Copy out each line that mentions the word "this".

[begin Entries shown]

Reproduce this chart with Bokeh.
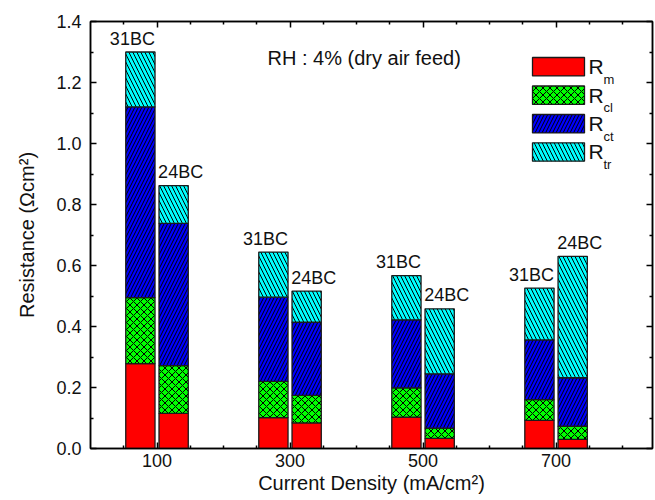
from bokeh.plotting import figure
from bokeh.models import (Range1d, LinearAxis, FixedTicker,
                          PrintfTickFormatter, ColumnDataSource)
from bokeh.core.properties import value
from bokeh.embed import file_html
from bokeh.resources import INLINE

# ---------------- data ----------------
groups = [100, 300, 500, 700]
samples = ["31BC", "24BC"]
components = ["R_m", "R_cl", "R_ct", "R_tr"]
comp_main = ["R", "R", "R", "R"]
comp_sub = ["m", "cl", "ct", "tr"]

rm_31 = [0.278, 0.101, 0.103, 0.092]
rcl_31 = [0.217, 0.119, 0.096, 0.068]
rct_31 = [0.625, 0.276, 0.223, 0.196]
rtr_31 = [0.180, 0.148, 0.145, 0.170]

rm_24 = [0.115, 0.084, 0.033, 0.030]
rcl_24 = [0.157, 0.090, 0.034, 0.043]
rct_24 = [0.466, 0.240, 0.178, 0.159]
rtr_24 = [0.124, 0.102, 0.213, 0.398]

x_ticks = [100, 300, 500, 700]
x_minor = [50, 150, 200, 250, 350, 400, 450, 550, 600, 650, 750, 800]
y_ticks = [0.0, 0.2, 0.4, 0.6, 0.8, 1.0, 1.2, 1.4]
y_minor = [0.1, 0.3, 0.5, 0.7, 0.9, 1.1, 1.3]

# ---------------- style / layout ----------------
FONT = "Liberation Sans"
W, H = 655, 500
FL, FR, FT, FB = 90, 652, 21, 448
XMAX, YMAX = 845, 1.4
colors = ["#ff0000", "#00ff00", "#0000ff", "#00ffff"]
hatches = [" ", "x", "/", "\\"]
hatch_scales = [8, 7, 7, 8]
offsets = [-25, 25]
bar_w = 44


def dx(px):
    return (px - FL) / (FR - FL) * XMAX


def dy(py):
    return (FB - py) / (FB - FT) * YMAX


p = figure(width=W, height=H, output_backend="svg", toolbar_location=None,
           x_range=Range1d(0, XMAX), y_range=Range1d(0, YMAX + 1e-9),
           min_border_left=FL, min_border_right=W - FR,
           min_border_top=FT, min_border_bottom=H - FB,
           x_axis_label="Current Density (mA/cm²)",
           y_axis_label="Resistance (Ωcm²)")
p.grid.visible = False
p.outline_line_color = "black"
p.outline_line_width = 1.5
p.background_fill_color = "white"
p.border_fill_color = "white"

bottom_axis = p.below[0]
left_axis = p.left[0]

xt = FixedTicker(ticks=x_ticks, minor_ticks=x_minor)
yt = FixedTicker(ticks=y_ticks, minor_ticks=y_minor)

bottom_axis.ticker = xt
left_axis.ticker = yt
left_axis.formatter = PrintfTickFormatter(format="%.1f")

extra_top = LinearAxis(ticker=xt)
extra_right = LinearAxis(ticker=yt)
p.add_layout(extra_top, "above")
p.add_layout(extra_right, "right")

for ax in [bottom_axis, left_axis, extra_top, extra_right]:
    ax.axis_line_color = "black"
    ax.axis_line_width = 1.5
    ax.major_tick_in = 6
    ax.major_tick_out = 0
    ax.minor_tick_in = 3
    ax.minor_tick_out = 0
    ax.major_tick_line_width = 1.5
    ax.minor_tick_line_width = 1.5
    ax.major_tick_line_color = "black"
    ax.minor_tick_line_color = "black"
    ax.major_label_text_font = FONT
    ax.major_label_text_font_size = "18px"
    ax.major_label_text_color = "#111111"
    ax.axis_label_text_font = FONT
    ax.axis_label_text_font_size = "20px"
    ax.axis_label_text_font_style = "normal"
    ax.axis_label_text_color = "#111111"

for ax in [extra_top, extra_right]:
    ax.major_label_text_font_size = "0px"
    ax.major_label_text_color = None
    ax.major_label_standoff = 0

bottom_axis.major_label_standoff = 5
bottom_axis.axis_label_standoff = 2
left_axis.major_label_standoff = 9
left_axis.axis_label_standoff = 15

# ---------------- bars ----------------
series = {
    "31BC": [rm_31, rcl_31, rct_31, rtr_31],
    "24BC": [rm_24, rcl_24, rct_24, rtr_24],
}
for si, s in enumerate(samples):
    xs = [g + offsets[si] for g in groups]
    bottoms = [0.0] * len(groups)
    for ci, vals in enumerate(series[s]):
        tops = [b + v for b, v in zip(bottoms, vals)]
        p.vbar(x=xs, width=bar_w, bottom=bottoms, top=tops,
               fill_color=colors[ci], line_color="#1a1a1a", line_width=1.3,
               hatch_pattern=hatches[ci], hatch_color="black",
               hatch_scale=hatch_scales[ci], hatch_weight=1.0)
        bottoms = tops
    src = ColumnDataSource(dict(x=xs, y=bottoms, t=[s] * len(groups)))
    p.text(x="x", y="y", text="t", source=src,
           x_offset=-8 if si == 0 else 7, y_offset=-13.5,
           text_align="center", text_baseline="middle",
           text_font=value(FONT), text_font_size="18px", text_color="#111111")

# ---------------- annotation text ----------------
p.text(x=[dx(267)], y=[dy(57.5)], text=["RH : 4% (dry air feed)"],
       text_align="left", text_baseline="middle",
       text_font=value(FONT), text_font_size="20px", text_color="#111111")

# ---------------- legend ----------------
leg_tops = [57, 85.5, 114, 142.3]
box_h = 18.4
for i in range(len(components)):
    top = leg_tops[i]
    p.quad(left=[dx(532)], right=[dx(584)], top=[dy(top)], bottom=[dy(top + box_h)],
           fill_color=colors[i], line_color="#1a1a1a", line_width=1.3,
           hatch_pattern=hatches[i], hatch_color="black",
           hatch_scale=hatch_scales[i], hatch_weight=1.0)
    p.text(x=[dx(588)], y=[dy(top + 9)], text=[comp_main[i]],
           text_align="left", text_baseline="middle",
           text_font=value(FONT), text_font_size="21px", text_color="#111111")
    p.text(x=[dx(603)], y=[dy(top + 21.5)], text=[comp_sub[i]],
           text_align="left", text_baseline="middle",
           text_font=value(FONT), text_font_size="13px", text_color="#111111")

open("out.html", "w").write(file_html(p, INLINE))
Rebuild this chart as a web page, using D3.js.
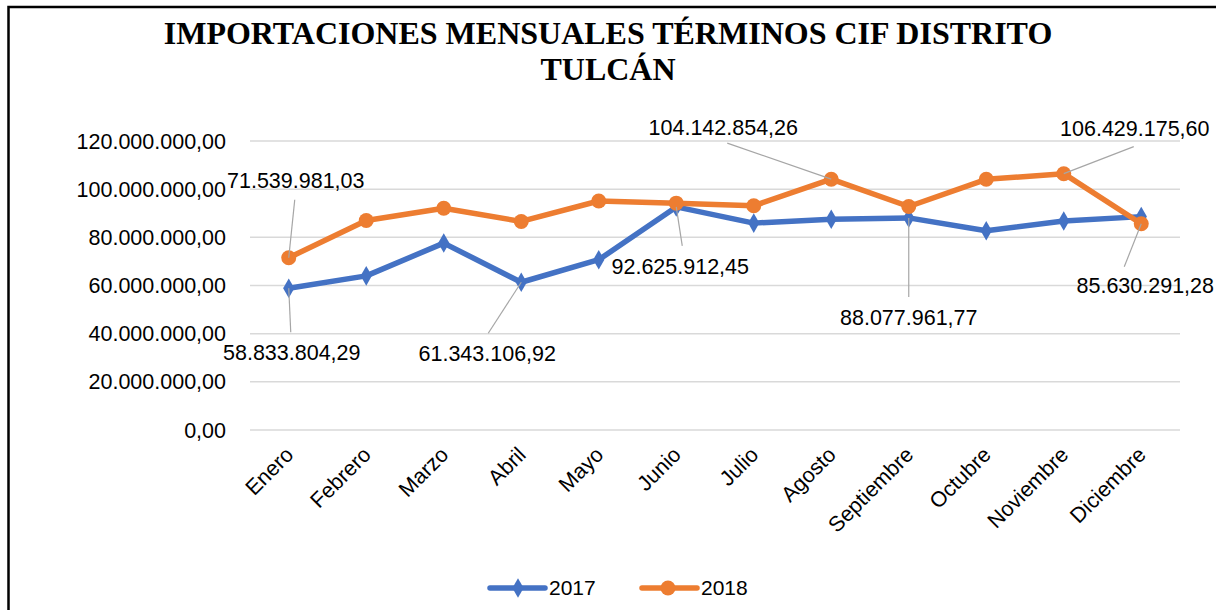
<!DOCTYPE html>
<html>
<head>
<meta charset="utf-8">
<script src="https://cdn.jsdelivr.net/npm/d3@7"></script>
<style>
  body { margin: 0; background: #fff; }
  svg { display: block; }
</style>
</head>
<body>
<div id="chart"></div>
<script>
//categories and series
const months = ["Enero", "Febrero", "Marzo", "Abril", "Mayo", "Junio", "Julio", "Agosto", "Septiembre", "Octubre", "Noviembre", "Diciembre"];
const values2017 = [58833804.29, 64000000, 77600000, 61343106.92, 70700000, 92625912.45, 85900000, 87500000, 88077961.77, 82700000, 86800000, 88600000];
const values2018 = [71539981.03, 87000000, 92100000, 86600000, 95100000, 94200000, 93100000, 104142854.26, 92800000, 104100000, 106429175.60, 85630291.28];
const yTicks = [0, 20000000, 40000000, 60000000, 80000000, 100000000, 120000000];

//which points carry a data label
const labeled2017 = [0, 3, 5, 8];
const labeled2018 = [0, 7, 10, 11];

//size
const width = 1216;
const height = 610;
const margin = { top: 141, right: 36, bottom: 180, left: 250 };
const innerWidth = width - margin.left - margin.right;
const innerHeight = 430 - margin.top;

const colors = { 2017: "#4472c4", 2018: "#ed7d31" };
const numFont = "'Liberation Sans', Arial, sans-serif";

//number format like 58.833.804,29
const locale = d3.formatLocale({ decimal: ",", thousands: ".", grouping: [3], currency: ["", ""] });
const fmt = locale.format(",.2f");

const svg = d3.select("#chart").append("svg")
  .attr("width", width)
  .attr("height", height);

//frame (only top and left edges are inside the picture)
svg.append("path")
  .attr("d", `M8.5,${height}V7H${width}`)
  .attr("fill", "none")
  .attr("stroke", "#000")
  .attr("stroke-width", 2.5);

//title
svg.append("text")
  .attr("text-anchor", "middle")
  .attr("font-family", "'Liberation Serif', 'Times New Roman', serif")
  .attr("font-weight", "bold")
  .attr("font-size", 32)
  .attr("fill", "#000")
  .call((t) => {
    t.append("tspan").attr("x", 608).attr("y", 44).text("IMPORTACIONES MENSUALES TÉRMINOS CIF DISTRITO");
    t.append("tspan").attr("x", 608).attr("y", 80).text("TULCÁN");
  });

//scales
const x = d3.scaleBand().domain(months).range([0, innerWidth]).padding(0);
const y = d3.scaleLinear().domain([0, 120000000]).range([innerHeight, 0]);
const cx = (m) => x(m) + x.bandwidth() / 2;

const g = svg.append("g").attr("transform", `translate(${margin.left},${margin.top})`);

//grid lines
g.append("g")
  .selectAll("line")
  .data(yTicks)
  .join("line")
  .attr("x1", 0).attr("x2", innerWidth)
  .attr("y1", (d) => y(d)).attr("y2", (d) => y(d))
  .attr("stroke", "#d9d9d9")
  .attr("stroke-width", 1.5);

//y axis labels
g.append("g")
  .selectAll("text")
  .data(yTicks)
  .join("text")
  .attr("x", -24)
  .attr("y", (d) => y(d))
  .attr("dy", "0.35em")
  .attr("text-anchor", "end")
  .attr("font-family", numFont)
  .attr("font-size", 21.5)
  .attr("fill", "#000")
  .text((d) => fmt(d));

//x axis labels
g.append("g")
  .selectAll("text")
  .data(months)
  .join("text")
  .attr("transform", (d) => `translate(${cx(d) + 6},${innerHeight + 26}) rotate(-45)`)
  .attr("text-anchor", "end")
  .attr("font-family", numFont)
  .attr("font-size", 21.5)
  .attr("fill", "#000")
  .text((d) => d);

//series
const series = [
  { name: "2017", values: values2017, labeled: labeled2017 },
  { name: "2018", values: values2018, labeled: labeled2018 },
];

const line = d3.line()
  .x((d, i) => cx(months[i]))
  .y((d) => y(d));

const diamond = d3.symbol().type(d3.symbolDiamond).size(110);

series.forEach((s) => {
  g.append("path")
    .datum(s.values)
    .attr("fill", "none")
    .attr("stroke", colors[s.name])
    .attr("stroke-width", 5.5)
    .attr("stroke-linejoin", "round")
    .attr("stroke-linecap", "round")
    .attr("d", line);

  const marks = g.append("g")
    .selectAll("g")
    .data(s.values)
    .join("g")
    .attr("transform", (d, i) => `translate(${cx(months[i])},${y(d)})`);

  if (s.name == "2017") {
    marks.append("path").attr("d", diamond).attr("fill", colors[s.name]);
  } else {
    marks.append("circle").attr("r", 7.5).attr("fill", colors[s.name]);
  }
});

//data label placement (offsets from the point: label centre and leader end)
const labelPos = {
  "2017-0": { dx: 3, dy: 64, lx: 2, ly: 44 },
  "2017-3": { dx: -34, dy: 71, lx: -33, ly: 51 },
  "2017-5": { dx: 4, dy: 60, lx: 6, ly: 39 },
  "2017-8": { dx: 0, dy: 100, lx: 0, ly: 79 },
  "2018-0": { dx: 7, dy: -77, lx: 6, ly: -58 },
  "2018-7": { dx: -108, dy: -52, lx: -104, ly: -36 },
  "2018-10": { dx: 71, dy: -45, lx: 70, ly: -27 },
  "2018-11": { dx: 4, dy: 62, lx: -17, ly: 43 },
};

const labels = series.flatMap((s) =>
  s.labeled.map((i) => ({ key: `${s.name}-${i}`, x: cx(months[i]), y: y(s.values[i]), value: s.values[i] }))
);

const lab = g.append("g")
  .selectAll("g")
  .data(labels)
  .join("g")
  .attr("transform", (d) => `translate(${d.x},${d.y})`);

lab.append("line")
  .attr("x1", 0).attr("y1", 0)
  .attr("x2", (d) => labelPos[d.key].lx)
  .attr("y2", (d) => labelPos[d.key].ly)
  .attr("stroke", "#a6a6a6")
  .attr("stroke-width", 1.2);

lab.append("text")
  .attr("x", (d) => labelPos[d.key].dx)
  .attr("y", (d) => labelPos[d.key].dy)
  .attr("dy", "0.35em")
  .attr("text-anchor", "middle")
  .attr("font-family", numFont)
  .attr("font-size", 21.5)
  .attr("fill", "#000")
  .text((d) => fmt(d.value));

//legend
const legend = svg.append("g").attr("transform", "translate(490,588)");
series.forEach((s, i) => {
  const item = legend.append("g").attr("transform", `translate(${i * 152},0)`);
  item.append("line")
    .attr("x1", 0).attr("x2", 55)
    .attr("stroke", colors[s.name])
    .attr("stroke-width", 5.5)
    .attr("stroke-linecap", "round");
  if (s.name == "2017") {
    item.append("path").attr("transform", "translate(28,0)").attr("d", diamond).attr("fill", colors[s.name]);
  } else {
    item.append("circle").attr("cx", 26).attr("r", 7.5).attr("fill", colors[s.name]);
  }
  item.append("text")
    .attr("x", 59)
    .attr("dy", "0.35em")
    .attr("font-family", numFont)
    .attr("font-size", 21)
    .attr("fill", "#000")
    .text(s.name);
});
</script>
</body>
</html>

[end Entries shown]

Solved problem –
Reproduce this chart with Bokeh.
Rebuild this chart as a web page, using D3.js.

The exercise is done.